EXERCISE GOAL
Look through the entries below and report how many lines hold the string "this". Only the number is wanted.

DATA SHOWN
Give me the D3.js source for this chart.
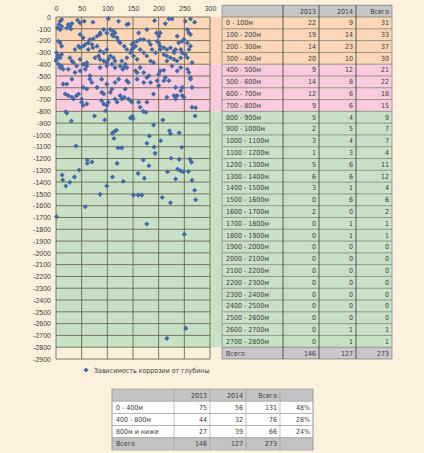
<!DOCTYPE html>
<html>
<head>
<meta charset="utf-8">
<script src="https://cdn.jsdelivr.net/npm/d3@7"></script>
<style>
	body{margin:0;background:#fdf1de;}
	svg{display:block;font-family:"Liberation Sans Narrow","DejaVu Sans Condensed","Roboto Condensed",sans-serif;}
	text{fill:#3b3b3b;}
</style>
</head>
<body>
<svg class="depthChart" width="424" height="453"></svg>
<script>

// x ticks / y ticks
var xTicks = [0,50,100,150,200,250,300];
var yTicks = [0,-100,-200,-300,-400,-500,-600,-700,-800,-900,-1000,-1100,-1200,-1300,-1400,-1500,-1600,-1700,-1800,-1900,-2000,-2100,-2200,-2300,-2400,-2500,-2600,-2700,-2800,-2900];

// depth zones (top, bottom, colour name)
var zones = [
	{from:0, to:-400, key:'a'},
	{from:-400, to:-800, key:'b'},
	{from:-800, to:-2800, key:'c'}
];

// scatter: [x, depth]
var points = [
	[11,-22],[8,-36],[6,-64],[11,-79],[8,-107],[3,-93],
	[24,-64],[27,-79],[21,-93],[29,-101],[31,-56],
	[42,-28],[47,-50],[55,-36],[72,-45],
	[102,-14],[106,-107],[112,-121],[99,-135],[109,-149],[115,-135],[93,-107],[86,-135],
	[122,-36],[138,-64],[141,-59],[161,-135],[177,-107],
	[192,-31],[196,-135],[200,-163],[203,-135],
	[213,-56],[220,-17],[226,-17],
	[252,-36],[262,-17],[270,-45],
	[256,-107],[259,-135],[262,-149],[236,-163],

	[5,-205],[8,-219],[11,-247],
	[47,-149],[53,-177],[66,-191],[73,-185],[80,-163],[86,-149],
	[57,-233],[63,-219],[70,-233],[53,-247],
	[112,-163],[119,-177],[122,-205],[125,-219],[133,-247],
	[151,-219],[158,-205],[164,-191],[151,-261],[148,-275],
	[171,-191],[181,-205],[184,-233],[197,-205],[200,-219],
	[203,-247],[210,-261],[216,-275],[223,-261],
	[239,-219],[246,-205],[249,-191],[256,-219],[262,-247],
	[230,-303],[233,-275],

	[1,-303],[5,-331],[8,-345],[11,-317],
	[37,-275],[44,-247],[47,-261],
	[63,-275],[72,-261],[80,-247],
	[86,-289],[93,-303],[99,-275],
	[106,-331],[112,-345],[138,-275],[145,-303],
	[148,-233],[155,-247],[164,-275],[171,-303],[177,-331],
	[187,-275],[194,-303],[203,-275],[210,-317],
	[216,-331],[223,-345],[230,-289],
	[243,-275],[246,-303],[252,-317],[259,-275],

	[0,-373],[1,-359],[3,-331],
	[27,-345],[31,-373],[34,-387],
	[47,-359],[53,-401],[60,-387],
	[76,-345],[83,-331],[86,-359],[93,-373],[99,-387],
	[102,-359],[115,-373],[128,-373],[138,-345],
	[151,-331],[158,-359],[184,-373],[190,-387],
	[216,-373],[230,-359],[236,-373],
	[243,-345],[256,-345],[265,-387],

	[5,-401],[8,-429],[11,-415],[14,-443],
	[24,-443],[40,-415],[57,-401],[60,-415],[57,-443],
	[47,-457],[37,-471],[86,-429],[99,-415],
	[109,-401],[115,-429],[125,-415],[132,-429],[138,-429],[135,-401],[130,-443],
	[155,-457],[158,-471],[164,-429],
	[171,-471],[181,-499],
	[200,-485],[203,-457],[210,-451],[213,-513],[210,-541],
	[226,-415],[236,-457],[243,-429],[256,-443],[259,-471],[262,-513],
	[31,-527],[21,-569],[14,-569],
	[66,-499],[66,-527],[70,-555],[89,-527],[99,-569],
	[115,-555],[122,-527],[138,-541],[141,-555],[135,-611],
	[158,-527],[171,-555],[177,-513],[184,-555],[197,-541],[200,-583],
	[220,-541],[233,-597],[246,-597],[243,-625],
	[262,-527],[265,-597],
	[18,-653],[24,-667],[31,-681],[34,-695],
	[40,-667],[44,-653],[50,-695],[53,-597],[60,-611],
	[80,-597],[89,-639],[93,-653],[106,-639],[109,-611],
	[125,-667],[128,-695],[133,-681],
	[141,-695],[145,-709],[148,-723],[161,-723],[164,-765],
	[177,-723],[190,-653],
	[216,-681],[230,-667],[236,-667],[246,-667],[233,-695],[249,-681],
	[50,-723],[53,-751],[60,-737],
	[89,-709],[93,-737],[99,-751],[102,-723],
	[115,-695],[119,-723],[265,-765],

	[19,-803],[21,-815],[30,-882],[75,-840],[95,-873],[97,-795],
	[145,-855],[150,-862],[149,-842],[170,-800],[175,-808],[208,-873],[271,-840],[272,-770],
	[190,-916],[110,-985],[114,-970],[118,-960],[221,-964],[223,-990],[240,-981],[182,-1009],
	[113,-1030],[39,-1094],[177,-1071],[204,-1049],[191,-1102],
	[121,-1110],[128,-1110],[193,-1156],[245,-1105],[224,-1198],
	[240,-1207],[261,-1207],[264,-1231],[61,-1213],[61,-1240],[70,-1229],[45,-1297],
	[119,-1241],[170,-1213],[181,-1261],[237,-1290],
	[160,-1326],[217,-1312],[243,-1305],[248,-1312],[258,-1310],[12,-1340],[13,-1383],
	[36,-1357],[110,-1357],[131,-1393],[172,-1368],[233,-1374],[265,-1385],[27,-1402],
	[19,-1433],[99,-1433],[270,-1469],
	[86,-1504],[151,-1510],[160,-1510],[167,-1510],[207,-1530],[223,-1575],[272,-1550],
	[57,-1609],[1,-1693],[177,-1755],[250,-1843],[253,-2640],[216,-2725]
];

// table by 100 m
var depthLabels = ['0 - 100м','100 - 200м','200 - 300м','300 - 400м','400 - 500м','500 - 600м','600 - 700м','700 - 800м',
	'800 - 900м','900 - 1000м','1000 - 1100м','1100 - 1200м','1200 - 1300м','1300 - 1400м','1400 - 1500м','1500 - 1600м',
	'1600 - 1700м','1700 - 1800м','1800 - 1900м','1900 - 2000м','2000 - 2100м','2100 - 2200м','2200 - 2300м','2300 - 2400м',
	'2400 - 2500м','2500 - 2600м','2600 - 2700м','2700 - 2800м'];
var count2013 = [22,19,14,20,9,14,12,9,5,2,3,1,5,6,3,0,2,0,0,0,0,0,0,0,0,0,0,0];
var count2014 = [9,14,23,10,12,8,6,6,4,5,4,3,6,6,1,6,0,1,1,0,0,0,0,0,0,0,1,1];
var countAll = [31,33,37,30,21,22,18,15,9,7,7,4,11,12,4,6,2,1,1,0,0,0,0,0,0,0,1,1];
var tableHead = ['','2013','2014','Всего'];
var tableTotal = ['Всего',146,127,273];

// summary table
var sumLabels = ['0 - 400м','400 - 800м','800м и ниже'];
var sum2013 = [75,44,27];
var sum2014 = [56,32,39];
var sumAll = [131,76,66];
var sumShare = ['48%','28%','24%'];
var sumHead = ['','2013','2014','Всего',''];
var sumTotal = ['Всего',146,127,273,''];

var legendText = 'Зависимость коррозии от глубины';

var config = {
	left:56, right:210, top:17, bottom:359,
	tableX:[222,283,319,356,392],
	sumX:[112,174,210,246,280,313],
	sumY:389, sumRow:12.2,
	zoneColors:{a:'#fbd6b8', b:'#f9cbde', c:'#c8e1c6'},
	grid:'#5d5b3f',
	marker:'#4569a6'
};

var svg = d3.select('.depthChart');

var xScale = d3.scaleLinear()
				.domain([0,300])
				.range([config.left,config.right]);

var yScale = d3.scaleLinear()
				.domain([0,-2900])
				.range([config.top,config.bottom]);

//zone bands (run under the table too)
svg.append('g')
	.selectAll('rect')
	.data(zones)
	.enter()
	.append('rect')
	.attr('x',config.left)
	.attr('y',d => yScale(d.from))
	.attr('width',config.tableX[0]-config.left)
	.attr('height',d => yScale(d.to)-yScale(d.from))
	.attr('fill',d => config.zoneColors[d.key]);

//grid
var grid = svg.append('g').attr('stroke',config.grid).attr('stroke-width',0.8);

grid.selectAll('.hline')
	.data(yTicks)
	.enter()
	.append('line')
	.attr('x1',config.left)
	.attr('x2',config.right)
	.attr('y1',d => yScale(d))
	.attr('y2',d => yScale(d));

grid.selectAll('.vline')
	.data(xTicks)
	.enter()
	.append('line')
	.attr('x1',d => xScale(d))
	.attr('x2',d => xScale(d))
	.attr('y1',yScale(0))
	.attr('y2',yScale(-2900));

//axes (labels only)
var xAxisGen = d3.axisTop(xScale).tickValues(xTicks).tickSize(0).tickPadding(6).tickFormat(d => String(d));
var yAxisGen = d3.axisLeft(yScale).tickValues(yTicks).tickSize(0).tickPadding(5).tickFormat(d => String(d));

var xAxis = svg.append('g')
	.attr('transform','translate(0,'+yScale(0)+')')
	.call(xAxisGen);
var yAxis = svg.append('g')
	.attr('transform','translate('+config.left+',0)')
	.call(yAxisGen);

[xAxis,yAxis].forEach(function(ax){
	ax.select('.domain').remove();
	ax.selectAll('text').attr('font-size',7).attr('fill','#3b3b3b').style('font-family','inherit');
});

//points
svg.append('g')
	.selectAll('path')
	.data(points)
	.enter()
	.append('path')
	.attr('d',d3.symbol().type(d3.symbolSquare).size(13))
	.attr('transform',d => 'translate('+xScale(d[0])+','+yScale(d[1])+') rotate(45)')
	.attr('fill',config.marker);

//big table
var tx = config.tableX;
var rowTop = (i) => yScale(-100*i);
var rowH = yScale(-100)-yScale(0);
var zoneOf = (i) => i<4 ? 'a' : (i<8 ? 'b' : 'c');

var table = svg.append('g');

var rows = depthLabels.map((l,i) => [l,count2013[i],count2014[i],countAll[i]]);

table.append('rect')
	.attr('x',tx[0]).attr('y',rowTop(-1))
	.attr('width',tx[4]-tx[0]).attr('height',rowH)
	.attr('fill','#c6c6c6');

table.selectAll('.rowbg')
	.data(rows)
	.enter()
	.append('rect')
	.attr('x',tx[0])
	.attr('y',(d,i) => rowTop(i))
	.attr('width',tx[4]-tx[0])
	.attr('height',rowH)
	.attr('fill',(d,i) => config.zoneColors[zoneOf(i)]);

table.append('rect')
	.attr('x',tx[0]).attr('y',rowTop(28))
	.attr('width',tx[4]-tx[0]).attr('height',rowH)
	.attr('fill','#ccc5cd');

//row lines
table.selectAll('.rline')
	.data(d3.range(-1,30))
	.enter()
	.append('line')
	.attr('x1',tx[0]).attr('x2',tx[4])
	.attr('y1',i => rowTop(i)).attr('y2',i => rowTop(i))
	.attr('stroke','#5f6a55').attr('stroke-width',0.6);

table.selectAll('.cline')
	.data(tx)
	.enter()
	.append('line')
	.attr('x1',d => d).attr('x2',d => d)
	.attr('y1',rowTop(-1)).attr('y2',rowTop(29))
	.attr('stroke',(d,i) => (i==0||i==4) ? '#8a8a8a' : '#2f3a2f')
	.attr('stroke-width',0.8);

var allRows = [tableHead].concat(rows).concat([tableTotal]);

allRows.forEach(function(r,ri){
	var yy = rowTop(ri-1)+rowH/2+2.4;
	r.forEach(function(v,ci){
		table.append('text')
			.attr('x',ci==0 ? tx[0]+4 : tx[ci+1]-3)
			.attr('y',yy)
			.attr('text-anchor',ci==0 ? 'start' : 'end')
			.attr('font-size',7)
			.text(v);
	});
});

//legend
var legend = svg.append('g').attr('transform','translate(86,370)');
legend.append('path')
	.attr('d',d3.symbol().type(d3.symbolSquare).size(13))
	.attr('transform','rotate(45)')
	.attr('fill',config.marker);
legend.append('text')
	.attr('x',8).attr('y',2.5)
	.attr('font-size',7)
	.text(legendText);

//summary table
var sx = config.sumX;
var sumRows = [sumHead].concat(sumLabels.map((l,i) => [l,sum2013[i],sum2014[i],sumAll[i],sumShare[i]])).concat([sumTotal]);

var sumTable = svg.append('g');

sumTable.selectAll('.srow')
	.data(sumRows)
	.enter()
	.append('rect')
	.attr('x',sx[0])
	.attr('y',(d,i) => config.sumY+i*config.sumRow)
	.attr('width',sx[5]-sx[0])
	.attr('height',config.sumRow)
	.attr('fill',(d,i) => (i==0||i==sumRows.length-1) ? '#c3c3c3' : '#ffffff')
	.attr('stroke','#9a9a9a')
	.attr('stroke-width',0.6);

sumTable.selectAll('.scol')
	.data(sx)
	.enter()
	.append('line')
	.attr('x1',d => d).attr('x2',d => d)
	.attr('y1',config.sumY).attr('y2',config.sumY+sumRows.length*config.sumRow)
	.attr('stroke','#9a9a9a').attr('stroke-width',0.6);

sumRows.forEach(function(r,ri){
	var yy = config.sumY+ri*config.sumRow+config.sumRow/2+2.4;
	r.forEach(function(v,ci){
		sumTable.append('text')
			.attr('x',ci==0 ? sx[0]+4 : sx[ci+1]-3)
			.attr('y',yy)
			.attr('text-anchor',ci==0 ? 'start' : 'end')
			.attr('font-size',7)
			.text(v);
	});
});

</script>
</body>
</html>
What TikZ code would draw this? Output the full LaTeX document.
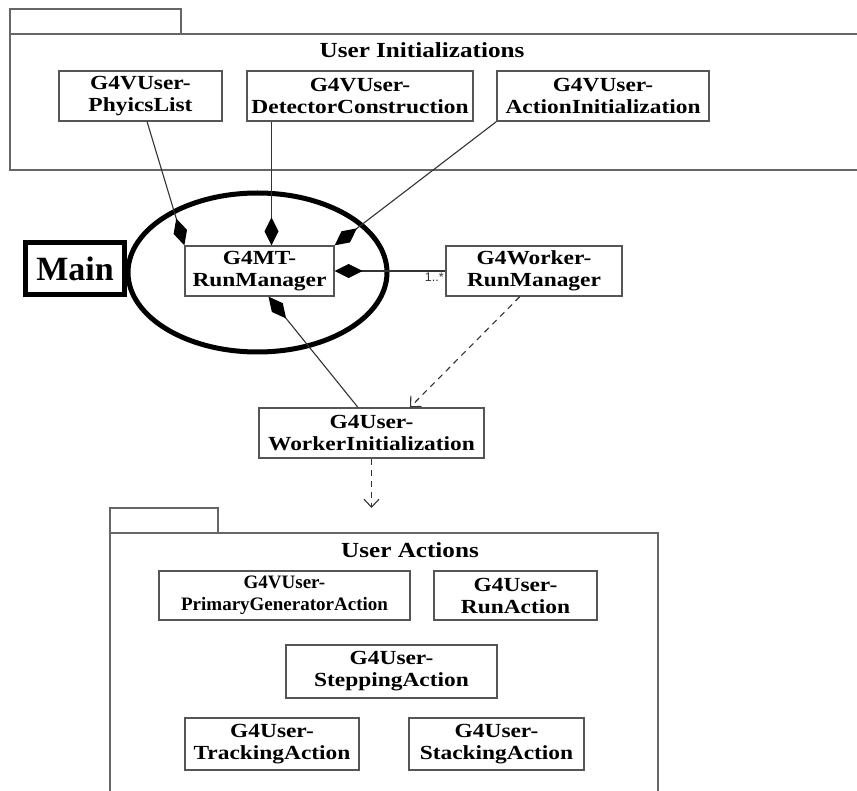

EXERCISE SOLUTION
2